The dollar was steady after an erratic previous session that saw it touch a six-month low below 82 yen and rebound sharply from a record low against the Swiss franc .
A weaker dollar had lifted demand for commodities priced in the U.S. currency, and London Metal Exchange copper rose to a record $9,437.50 a tonne on Wednesday, boosted also by a stoppage at a key port in major producer Chile.
Copper's strength failed to support mining giants Rio Tinto and BHP Billiton , which both fell more than 1 percent as heavy rain disrupted mining and shipping operations. China's Christmas Day interest rate rise also prompted investors to fret about weaker demand for industrial metals, but analysts said the impact was likely to be short-lived.
"The Chinese rate rise was key but it appears it is more about curbing inflation and demand for base metals will not fall sharply," said Ben Potter, research analyst at IG Markets.

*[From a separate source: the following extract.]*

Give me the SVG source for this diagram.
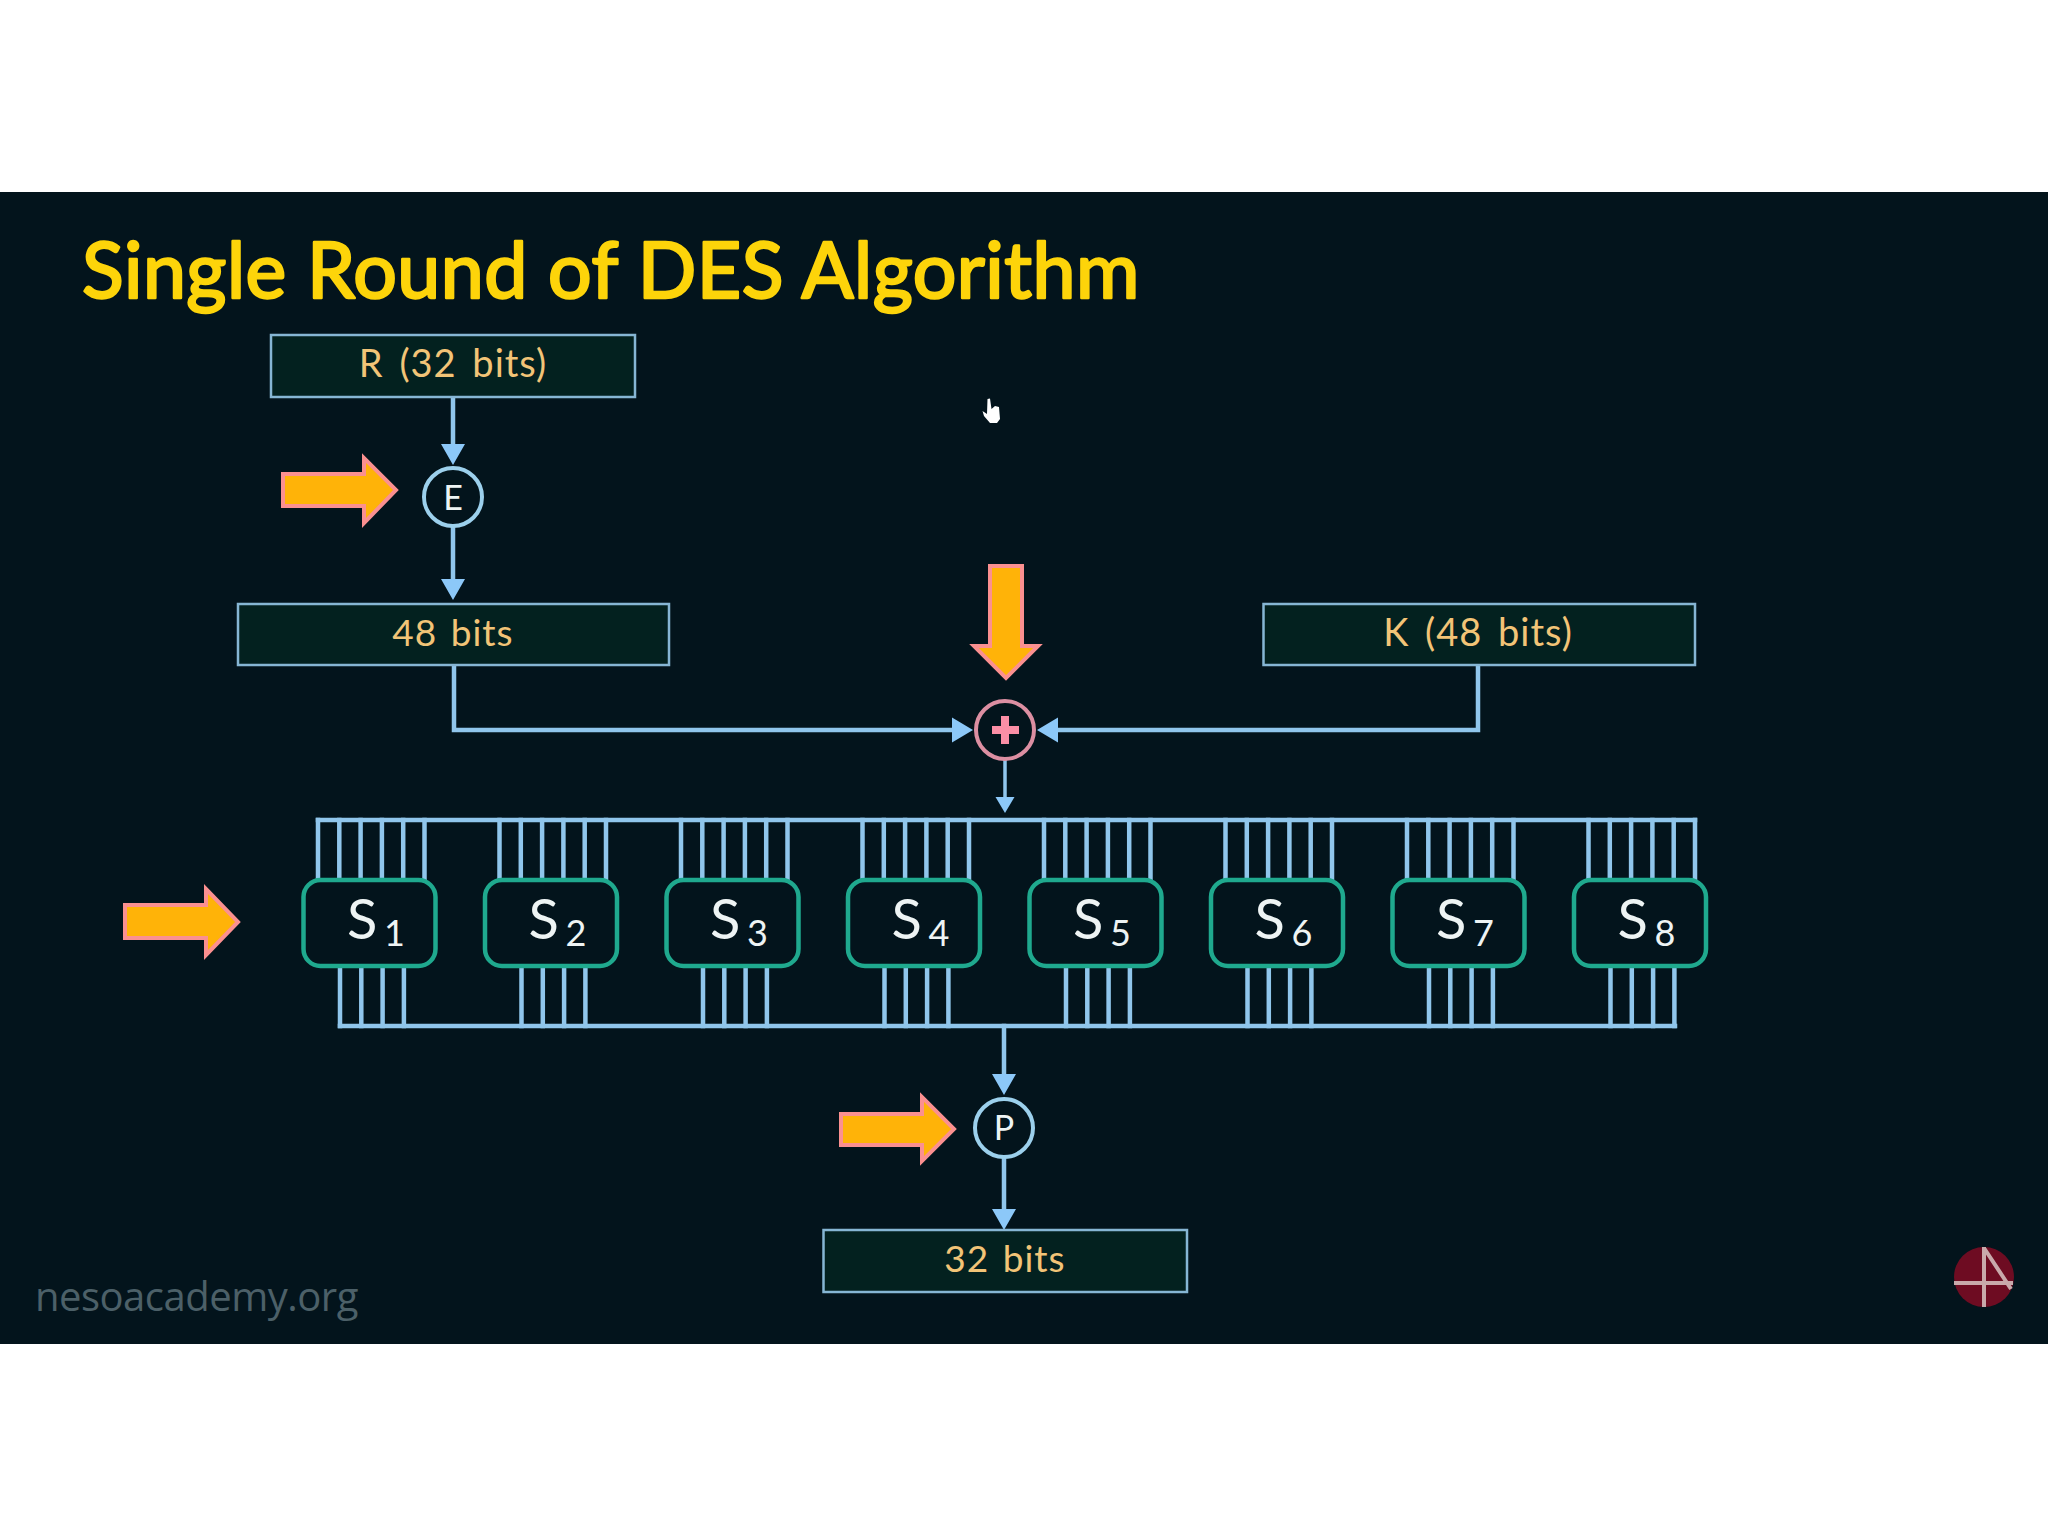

Tokyo's Nikkei rose 0.2 percent, despite the stronger yen that hurt some big exporters such as Canon Inc . The Nikkei has climbed more than 12 percent since early November, although it is down 2 percent for the year.
With shares trading around 1.1 times book value, Japan remains one of the cheapest developed markets after debt-hit Ireland, Greece and Italy.
MSCI's broadest index of Asia Pacific shares outside Japan was also up 0.2 percent and has risen more than 13 percent this year. Australia's benchmark bucked the regional trend, falling 0.4 percent as the big miners weighed.
DOWNBEAT DATA
U.S. shares eked out gains on Tuesday on strength in oil majors such as Chevron and Exxon Mobil , although downbeat consumer confidence data kept gains in check. The Dow Jones industrial average gained 0.2 percent and the broader S&P 500 was up 0.1 percent.
Foreign exchange trading was typically choppy in thin year-end trade, when light volumes can cause exaggerated moves from modest flows of funds.
A spike in U.S. Treasury yields boosted the allure of the U.S. currency, with the dollar index , which measures its performance against a basket of major currencies, steady around 80.3, off an overnight low of 79.596.
The dollar bought 82.30 yen, and the euro stood at $1.3125, retreating from a two-week high around $1.3274 the previous day.
The slide in U.S. Treasuries prompted a similar retreat for Japanese government bonds, with March 10-year futures <2JGBv1> down 0.29 point and the 10-year yield up 3.5 basis points.
Oil eased a little on forecasts of warmer weather in the blizzard-hit northeastern United States, the world's biggest heating oil market. Benchmark U.S. crude futures fell 10 cents to $91.39 a barrel.